Rebase on D136922, make combine generic

Pierre-vh retitled this revision from [AMDGPU][GISel] Combine G_INSERT_VECTOR_ELT to G_SHUFFLE_VECTOR to [GISel] Combine G_INSERT_VECTOR_ELT to G_SHUFFLE_VECTOR.Oct 28 2022, 1:17 AM
Pierre-vh edited the summary of this revision. (Show Details)
arsenm added inline comments.Nov 1 2022, 2:36 PM
llvm/lib/CodeGen/GlobalISel/CombinerHelper.cpp
2688–2694

There are cases where insert_vector_elts combine to form shuffles but you don't seem to be handling those. This looks like you're just handling basic cases that can use build_vector (which is already implemented in matchCombineInsertVecElts).
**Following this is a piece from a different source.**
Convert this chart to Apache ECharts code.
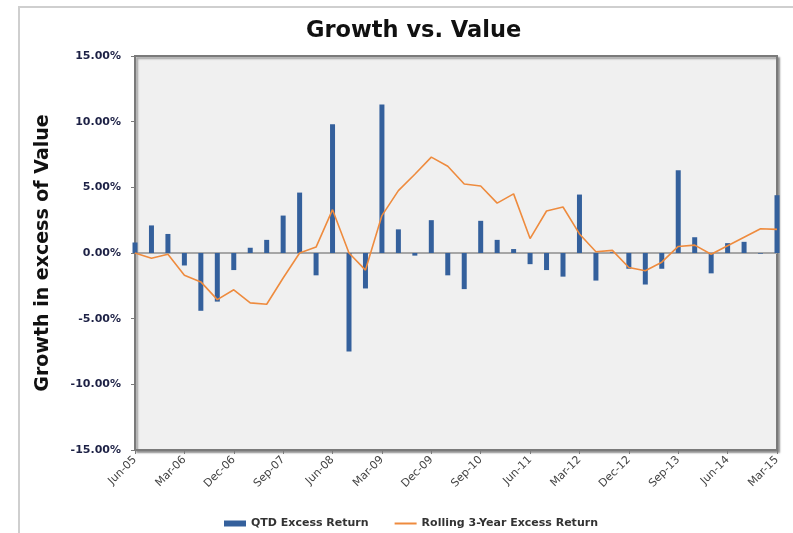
<!DOCTYPE html>
<html>
<head>
<meta charset="utf-8">
<script src="https://cdn.jsdelivr.net/npm/echarts@6/dist/echarts.min.js"></script>
<style>
html, body { margin: 0; padding: 0; background: #fff; }
#main { width: 793px; height: 533px; }
</style>
</head>
<body>
<div id="main"></div>
<script>
// quarters Jun-05 .. Mar-15
var quarters = [
	'Jun-05', 'Sep-05', 'Dec-05', 'Mar-06', 'Jun-06', 'Sep-06', 'Dec-06', 'Mar-07',
	'Jun-07', 'Sep-07', 'Dec-07', 'Mar-08', 'Jun-08', 'Sep-08', 'Dec-08', 'Mar-09',
	'Jun-09', 'Sep-09', 'Dec-09', 'Mar-10', 'Jun-10', 'Sep-10', 'Dec-10', 'Mar-11',
	'Jun-11', 'Sep-11', 'Dec-11', 'Mar-12', 'Jun-12', 'Sep-12', 'Dec-12', 'Mar-13',
	'Jun-13', 'Sep-13', 'Dec-13', 'Mar-14', 'Jun-14', 'Sep-14', 'Dec-14', 'Mar-15'
];
var qtdExcess = [
	0.8, 2.1, 1.45, -0.95, -4.4, -3.7, -1.3, 0.4,
	1.0, 2.85, 4.6, -1.7, 9.8, -7.5, -2.7, 11.3,
	1.8, -0.2, 2.5, -1.7, -2.75, 2.45, 1.0, 0.3,
	-0.85, -1.3, -1.8, 4.45, -2.1, 0.05, -1.2, -2.4,
	-1.2, 6.3, 1.2, -1.55, 0.75, 0.85, -0.05, 4.4
];
var rolling3Yr = [
	0.0, -0.4, -0.1, -1.7, -2.2, -3.55, -2.8, -3.8,
	-3.9, -1.9, 0.0, 0.45, 3.3, 0.0, -1.3, 2.85,
	4.75, 6.0, 7.3, 6.6, 5.25, 5.1, 3.8, 4.5,
	1.1, 3.2, 3.5, 1.45, 0.1, 0.2, -1.1, -1.35,
	-0.7, 0.5, 0.6, -0.1, 0.55, 1.2, 1.85, 1.8
];
var seriesNames = ['QTD Excess Return', 'Rolling 3-Year Excess Return'];

var font = 'DejaVu Sans';
var myChart = echarts.init(document.getElementById('main'));

var option = {
	animation : false,
	backgroundColor : '#fff',
	title : {
		text : 'Growth vs. Value',
		left : 301,
		top : 15,
		textStyle : { fontFamily : font, fontSize : 22.5, fontWeight : 'bold', color : '#111' }
	},
	graphic : [ {
		type : 'rect',
		shape : { x : 19, y : 7, width : 820, height : 600 },
		style : { fill : 'none', stroke : '#cfcfcf', lineWidth : 2 },
		silent : true
	} ],
	legend : {
		top : 513,
		left : 219,
		itemWidth : 22,
		itemHeight : 6,
		itemGap : 26,
		textStyle : { fontFamily : font, fontSize : 11, fontWeight : 'bold', color : '#333' },
		data : [
			{ name : seriesNames[0], icon : 'rect' },
			// thin line icon for the rolling series
			{ name : seriesNames[1], icon : 'path://M0,0 L22,0 L22,2 L0,2 Z' }
		]
	},
	grid : {
		left : 135,
		top : 56,
		right : 16,
		bottom : 83,
		show : true,
		backgroundColor : '#f0f0f0',
		borderColor : '#7a7a7a',
		borderWidth : 2,
		shadowColor : 'rgba(0,0,0,0.35)',
		shadowBlur : 2,
		shadowOffsetX : 2,
		shadowOffsetY : 2
	},
	xAxis : {
		type : 'category',
		data : quarters,
		boundaryGap : false,
		axisLine : { onZero : false, lineStyle : { color : '#7a7a7a', width : 2 } },
		axisTick : { show : true, interval : 2, length : 4, lineStyle : { color : '#7a7a7a' } },
		axisLabel : {
			interval : 2,
			rotate : 45,
			margin : 8,
			fontFamily : font,
			fontSize : 11,
			color : '#444'
		},
		splitLine : { show : false }
	},
	yAxis : {
		type : 'value',
		min : -15,
		max : 15,
		interval : 5,
		name : 'Growth in excess of Value',
		nameLocation : 'middle',
		nameGap : 82,
		nameTextStyle : { fontFamily : font, fontSize : 19, fontWeight : 'bold', color : '#111' },
		axisLine : { show : true, lineStyle : { color : '#7a7a7a', width : 2 } },
		axisTick : { show : true, length : 4, lineStyle : { color : '#7a7a7a' } },
		axisLabel : {
			margin : 14,
			fontFamily : font,
			fontSize : 11,
			fontWeight : 'bold',
			color : '#1d2145',
			formatter : function(v) { return v.toFixed(2) + '%'; }
		},
		splitLine : {
			show : true,
			lineStyle : {
				// only the zero line is visible
				color : [ 'rgba(0,0,0,0)', 'rgba(0,0,0,0)', 'rgba(0,0,0,0)', '#a6a6a6',
						'rgba(0,0,0,0)', 'rgba(0,0,0,0)', 'rgba(0,0,0,0)' ],
				width : 2
			}
		}
	},
	series : [ {
		name : seriesNames[0],
		type : 'bar',
		barWidth : 5,
		itemStyle : { color : '#34609c' },
		data : qtdExcess
	}, {
		name : seriesNames[1],
		type : 'line',
		symbol : 'none',
		lineStyle : { color : '#ee8b3e', width : 1.6 },
		itemStyle : { color : '#ee8b3e' },
		data : rolling3Yr
	} ]
};
myChart.setOption(option, true);
</script>
</body>
</html>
I'm not following what the shuffles are adding here

2697

I'm not really sure why this eraseInst helper exists

llvm/test/CodeGen/AMDGPU/GlobalISel/combine-insertvecelt-to-shufflevector.mir
2

Don't need -global-isel with -run-pass

Pierre-vh updated this revision to Diff 472543.Nov 2 2022, 2:20 AM
Pierre-vh marked 2 inline comments as done.

Comments + rebase

llvm/lib/CodeGen/GlobalISel/CombinerHelper.cpp
2688–2694

I thought we ultimately wanted insert_vector_elt to be lowered to shuffle_vector, as the latter is easier to handle (and is needed for mad_mix selection)? Is that not the case?
It the reason why we're lowering shuffle vectors now, no?

In any case, I'm not sure I understand the issue:

  • Is it that the combine is unnecessary? (Then why are working towards this? Why did we lower shuffle vector in the Legalizer?)
  • Is it that the combine as-is is fine, but should be handling more (like chained insert_vector_elt) ? But then, what makes it different from matchCombineInsertVecElts?

Note that, IIRC, matchCombineInsertVecElts only handles chains of insert_vector_elt. If there's a single one, it doesn't touch it. This combine is targeted towards single insert_vector_elts.

2697

Not sure either, it's a Combiner helper. I thought it was doing some other things like notifying the observer but it really just calls MI.eraseFromParent().
I've removed this use and will propose a patch to remove it entirely.

Pierre-vh abandoned this revision.Nov 6 2022, 11:37 PM

Not sure yet this is the right thing to do, I can resurrect the diff later if we still want to do it.